■ What you need to do: For the copy, please give all of the data again exactly and leave the pictures out.

■ Raw data:
** Begin **

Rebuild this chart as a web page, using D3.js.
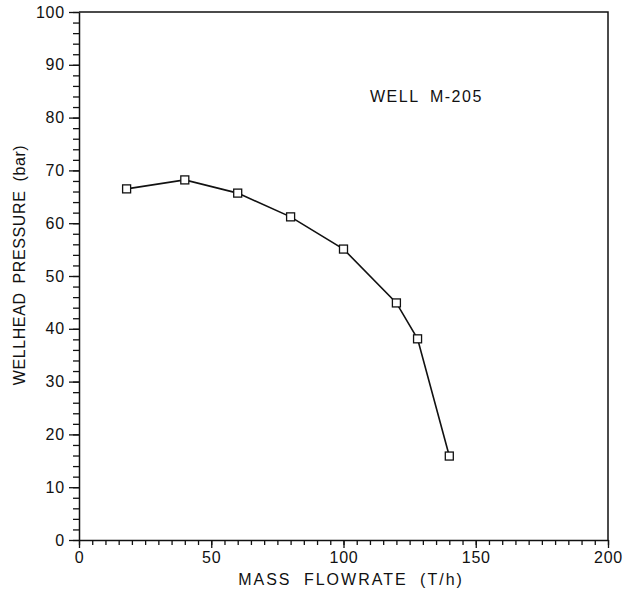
<!DOCTYPE html>
<html>
<head>
<meta charset="utf-8">
<script src="https://cdn.jsdelivr.net/npm/d3@7"></script>
<style>
  body { margin: 0; background: #fff; }
  text { font-family: "Liberation Sans", Arial, sans-serif; fill: #111; }
</style>
</head>
<body>
<div id="visContainer"></div>
<script>
'use strict';

// data
var flowrate = [18, 40, 60, 80, 100, 120, 128, 140];   // T/h
var pressure = [66.5, 68.2, 65.7, 61.2, 55.1, 44.9, 38.1, 15.9]; // bar
var xTicks = [0, 50, 100, 150, 200];
var yTicks = [0, 10, 20, 30, 40, 50, 60, 70, 80, 90, 100];

var width = 623, height = 592;
var margin = {left: 79, right: 15, top: 12, bottom: 52};

var svg = d3.select('#visContainer')
    .append('svg')
    .attr('width', width)
    .attr('height', height);

var x = d3.scaleLinear().domain([0, 200]).range([margin.left, width - margin.right]);
var y = d3.scaleLinear().domain([0, 100]).range([height - margin.bottom, margin.top]);

// frame: top and right edges
svg.append('path')
    .attr('d', 'M' + x(0) + ',' + y(100) + 'H' + x(200) + 'V' + y(0))
    .attr('fill', 'none')
    .attr('stroke', '#111')
    .attr('stroke-width', 1.5);

// x axis - minor ticks every 5, major every 50
var xMinor = d3.axisBottom(x).tickValues(d3.range(0, 201, 5)).tickSize(5).tickFormat('');
svg.append('g')
    .attr('transform', 'translate(0,' + y(0) + ')')
    .call(xMinor)
    .call(function(g) { g.select('.domain').remove(); });

var xAxis = d3.axisBottom(x).tickValues(xTicks).tickSize(8).tickPadding(4).tickSizeOuter(0);
var gx = svg.append('g')
    .attr('transform', 'translate(0,' + y(0) + ')')
    .call(xAxis);
gx.selectAll('text').style('font-size', '16px').attr('letter-spacing', '0.8px');

// y axis - minor every 2, major every 10
var yMinor = d3.axisLeft(y).tickValues(d3.range(0, 101, 2)).tickSize(6).tickFormat('');
svg.append('g')
    .attr('transform', 'translate(' + x(0) + ',0)')
    .call(yMinor)
    .call(function(g) { g.select('.domain').remove(); });

var yAxis = d3.axisLeft(y).tickValues(yTicks).tickSize(10).tickPadding(4).tickSizeOuter(0);
var gy = svg.append('g')
    .attr('transform', 'translate(' + x(0) + ',0)')
    .call(yAxis);
gy.selectAll('text').style('font-size', '16px').attr('letter-spacing', '0.8px');

svg.selectAll('.domain').attr('stroke-width', 1.5).attr('stroke', '#111');
svg.selectAll('.tick line').attr('stroke-width', 1.3).attr('stroke', '#111');

// curve
var line = d3.line()
    .x(function(d, i) { return x(flowrate[i]); })
    .y(function(d) { return y(d); });

svg.append('path')
    .datum(pressure)
    .attr('d', line)
    .attr('fill', 'none')
    .attr('stroke', '#111')
    .attr('stroke-width', 1.6);

// square markers
var s = 8;
svg.selectAll('rect.pt')
    .data(pressure)
    .enter()
    .append('rect')
    .attr('class', 'pt')
    .attr('x', function(d, i) { return x(flowrate[i]) - s / 2; })
    .attr('y', function(d) { return y(d) - s / 2; })
    .attr('width', s)
    .attr('height', s)
    .attr('fill', '#fff')
    .attr('stroke', '#111')
    .attr('stroke-width', 1.3);

// axis titles
svg.append('text')
    .attr('x', 351)
    .attr('y', 585)
    .attr('text-anchor', 'middle')
    .attr('letter-spacing', '2px')
    .attr('word-spacing', '6px')
    .style('font-size', '16px')
    .text('MASS FLOWRATE (T/h)');

svg.append('text')
    .attr('transform', 'translate(25,265) rotate(-90)')
    .attr('text-anchor', 'middle')
    .attr('letter-spacing', '0.6px')
    .attr('word-spacing', '4px')
    .style('font-size', '16px')
    .text('WELLHEAD PRESSURE (bar)');

// annotation
svg.append('text')
    .attr('x', 370)
    .attr('y', 102)
    .attr('letter-spacing', '1.5px')
    .attr('word-spacing', '5px')
    .style('font-size', '16px')
    .text('WELL M-205');
</script>
</body>
</html>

** End **

■ Problem solution:
Rebuild this chart as a web page, using D3.js.
<!DOCTYPE html>
<html>
<head>
<meta charset="utf-8">
<script src="https://cdn.jsdelivr.net/npm/d3@7"></script>
<style>
  body { margin: 0; background: #fff; }
  text { font-family: "Liberation Sans", Arial, sans-serif; fill: #111; }
</style>
</head>
<body>
<div id="visContainer"></div>
<script>
'use strict';

// data
var flowrate = [18, 40, 60, 80, 100, 120, 128, 140];   // T/h
var pressure = [66.5, 68.2, 65.7, 61.2, 55.1, 44.9, 38.1, 15.9]; // bar
var xTicks = [0, 50, 100, 150, 200];
var yTicks = [0, 10, 20, 30, 40, 50, 60, 70, 80, 90, 100];

var width = 623, height = 592;
var margin = {left: 79, right: 15, top: 12, bottom: 52};

var svg = d3.select('#visContainer')
    .append('svg')
    .attr('width', width)
    .attr('height', height);

var x = d3.scaleLinear().domain([0, 200]).range([margin.left, width - margin.right]);
var y = d3.scaleLinear().domain([0, 100]).range([height - margin.bottom, margin.top]);

// frame: top and right edges
svg.append('path')
    .attr('d', 'M' + x(0) + ',' + y(100) + 'H' + x(200) + 'V' + y(0))
    .attr('fill', 'none')
    .attr('stroke', '#111')
    .attr('stroke-width', 1.5);

// x axis - minor ticks every 5, major every 50
var xMinor = d3.axisBottom(x).tickValues(d3.range(0, 201, 5)).tickSize(5).tickFormat('');
svg.append('g')
    .attr('transform', 'translate(0,' + y(0) + ')')
    .call(xMinor)
    .call(function(g) { g.select('.domain').remove(); });

var xAxis = d3.axisBottom(x).tickValues(xTicks).tickSize(8).tickPadding(4).tickSizeOuter(0);
var gx = svg.append('g')
    .attr('transform', 'translate(0,' + y(0) + ')')
    .call(xAxis);
gx.selectAll('text').style('font-size', '16px').attr('letter-spacing', '0.8px');

// y axis - minor every 2, major every 10
var yMinor = d3.axisLeft(y).tickValues(d3.range(0, 101, 2)).tickSize(6).tickFormat('');
svg.append('g')
    .attr('transform', 'translate(' + x(0) + ',0)')
    .call(yMinor)
    .call(function(g) { g.select('.domain').remove(); });

var yAxis = d3.axisLeft(y).tickValues(yTicks).tickSize(10).tickPadding(4).tickSizeOuter(0);
var gy = svg.append('g')
    .attr('transform', 'translate(' + x(0) + ',0)')
    .call(yAxis);
gy.selectAll('text').style('font-size', '16px').attr('letter-spacing', '0.8px');

svg.selectAll('.domain').attr('stroke-width', 1.5).attr('stroke', '#111');
svg.selectAll('.tick line').attr('stroke-width', 1.3).attr('stroke', '#111');

// curve
var line = d3.line()
    .x(function(d, i) { return x(flowrate[i]); })
    .y(function(d) { return y(d); });

svg.append('path')
    .datum(pressure)
    .attr('d', line)
    .attr('fill', 'none')
    .attr('stroke', '#111')
    .attr('stroke-width', 1.6);

// square markers
var s = 8;
svg.selectAll('rect.pt')
    .data(pressure)
    .enter()
    .append('rect')
    .attr('class', 'pt')
    .attr('x', function(d, i) { return x(flowrate[i]) - s / 2; })
    .attr('y', function(d) { return y(d) - s / 2; })
    .attr('width', s)
    .attr('height', s)
    .attr('fill', '#fff')
    .attr('stroke', '#111')
    .attr('stroke-width', 1.3);

// axis titles
svg.append('text')
    .attr('x', 351)
    .attr('y', 585)
    .attr('text-anchor', 'middle')
    .attr('letter-spacing', '2px')
    .attr('word-spacing', '6px')
    .style('font-size', '16px')
    .text('MASS FLOWRATE (T/h)');

svg.append('text')
    .attr('transform', 'translate(25,265) rotate(-90)')
    .attr('text-anchor', 'middle')
    .attr('letter-spacing', '0.6px')
    .attr('word-spacing', '4px')
    .style('font-size', '16px')
    .text('WELLHEAD PRESSURE (bar)');

// annotation
svg.append('text')
    .attr('x', 370)
    .attr('y', 102)
    .attr('letter-spacing', '1.5px')
    .attr('word-spacing', '5px')
    .style('font-size', '16px')
    .text('WELL M-205');
</script>
</body>
</html>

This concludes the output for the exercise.